Indonesia Offers Pakistan Defense Equipment

The two sides discuss potential sales.

Indonesia has offered to sell Pakistan defense equipment, local media reported Wednesday.

According to state-run news agency Antara News, Indonesia’s Coordinating Minister for Political, Security, and Legal Affairs Wiranto discussed defense sales with the commander of Pakistan’s armed forces, General Rashad Mahmood, during their meeting on Tuesday.

“We have also offered our defense equipment to them,” Wiranto was quoted as saying at his office.

Among the items considered, Wiranto said, were CN-235 aircraft, the Anoa armored personnel carrier (APC), and assault rifles.

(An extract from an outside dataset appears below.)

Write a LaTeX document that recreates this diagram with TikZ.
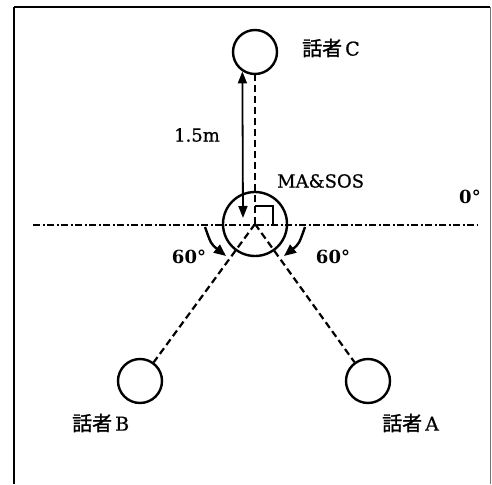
\documentclass[tikz,border=0pt]{standalone}
\usepackage{fontspec}
\setmainfont{DejaVu Serif}
\newfontfamily\lblfont[FakeBold=0.7]{DejaVu Serif}
\newfontfamily\cjk[FakeBold=1.2]{Noto Sans CJK JP}
\usetikzlibrary{arrows.meta}
\begin{document}
\begin{tikzpicture}[x=1pt,y=-1pt,
  spk/.style={circle,draw,line width=2.4pt,minimum size=44pt,inner sep=0pt},
  mic/.style={circle,draw,line width=2.4pt,minimum size=64pt,inner sep=0pt},
  dsh/.style={line width=2.2pt,dash pattern=on 7pt off 4pt},
  dashdotline/.style={line width=2pt,dash pattern=on 7pt off 2.5pt on 2pt off 2.5pt},
  dist/.style={line width=1.8pt,{Triangle[length=12pt,width=9pt]}-{Triangle[length=12pt,width=9pt]}},
  ang/.style={line width=2.4pt,-{Triangle[length=12pt,width=10pt]}},
  lbl/.style={inner sep=0pt,font=\lblfont\fontsize{18}{20}\selectfont},
  blbl/.style={inner sep=0pt,font=\fontsize{18}{20}\selectfont\bfseries},
  jlbl/.style={inner sep=0pt,font=\lblfont\fontsize{19}{21}\selectfont}]
\useasboundingbox (0,0) rectangle (492,484);
% frame
\draw[line width=2.5pt] (14,484) -- (14,7);
\draw[line width=1.3pt] (14,7) -- (490,7);
\draw[line width=1pt,black!55] (490,7) -- (490,484);
% nodes
\node[spk] (C) at (255,52) {};
\node[spk] (B) at (140,381) {};
\node[spk] (A) at (368,381) {};
\node[mic] (M) at (255,224) {};
% reference line
\coordinate (L) at (33,225);
\coordinate (R) at (477,225);
\draw[dashdotline] (L) -- (R);
% dashed lines to speakers
\draw[dsh] (M.center) -- (C);
\draw[dsh] (M.center) -- (A);
\draw[dsh] (M.center) -- (B);
% right angle mark
\draw[line width=1.8pt] ([yshift=18pt]M.center) -- ++(18,0) -- ++(0,18);
% distance arrow
\coordinate (mtip) at (243,218);
\draw[dist] (C.-123) -- (mtip);
% angle arrows
\coordinate (la) at (205,227);
\coordinate (lb) at (226,256);
\coordinate (ra) at (305,227);
\coordinate (rb) at (284,256);
\draw[ang] (la) .. controls (211,244) .. (lb);
\draw[ang] (ra) .. controls (299,244) .. (rb);
% labels
\node[jlbl,anchor=west] (tC) at (302,48) {{\cjk\fontsize{20}{22}\selectfont 話者}\hspace{3pt}C};
\node[jlbl,anchor=west] (tB) at (72,423) {{\cjk\fontsize{20}{22}\selectfont 話者}\hspace{3pt}B};
\node[jlbl,anchor=west] (tA) at (382,423) {{\cjk\fontsize{20}{22}\selectfont 話者}\hspace{3pt}A};
\node[lbl] (d) at (197,135) {1.5m};
\node[lbl,anchor=west] (ms) at (277,181) {MA\&SOS};
\node[blbl] (z) at (470,197) {0°};
\node[blbl] (l60) at (189,257) {60°};
\node[blbl] (r60) at (333,257) {60°};
\end{tikzpicture}
\end{document}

The CN-235 is produced by the state-owned PT Dirgantara Indonesia, with military version CN235-220 military version as well as the CN235-220 MPA which comes in anti-submarine warfare, maritime patrol aircraft, and maritime surveillance aircraft versions.

The Anoa, a 6×6 APC, is manufactured by another state-owned Indonesian firm, PT Pindad, and was first unveiled back in 2006.

The move should come as no surprise. As I have noted before, President Joko “Jokowi” Widodo has been stressing the need for the country to promote its own defense industry, and one way to do that is to find new markets for the products that state-owned defense firms are helping develop (See: “An Indonesian Defense Revolution Under Jokowi?“).

Wiranto added that defense cooperation between the two countries had been going on for years with several staff and student exchanges, visits, and engagements, adding that Mahmood had expressed interest in deepening ties.

“Relations between the two countries armies are very close. General Rashad Mahmood has asked for maintaining and developing that relationship,” he said.

During his visit to Indonesia, Mahmood also called on the Chief of the Indonesian Defense Forces General Gatot Nurmantyo. Both of them discussed ways to enhance defense cooperation as well as other geopolitical issues and matters of bilateral interest, including the threat from terrorism and violent extremism.

Earlier, upon Mahmood’s arrival at the headquarters of the Indonesian armed forces (Tentara Nasional Indonesia, TNI), he was greeted with the Guard of Honor.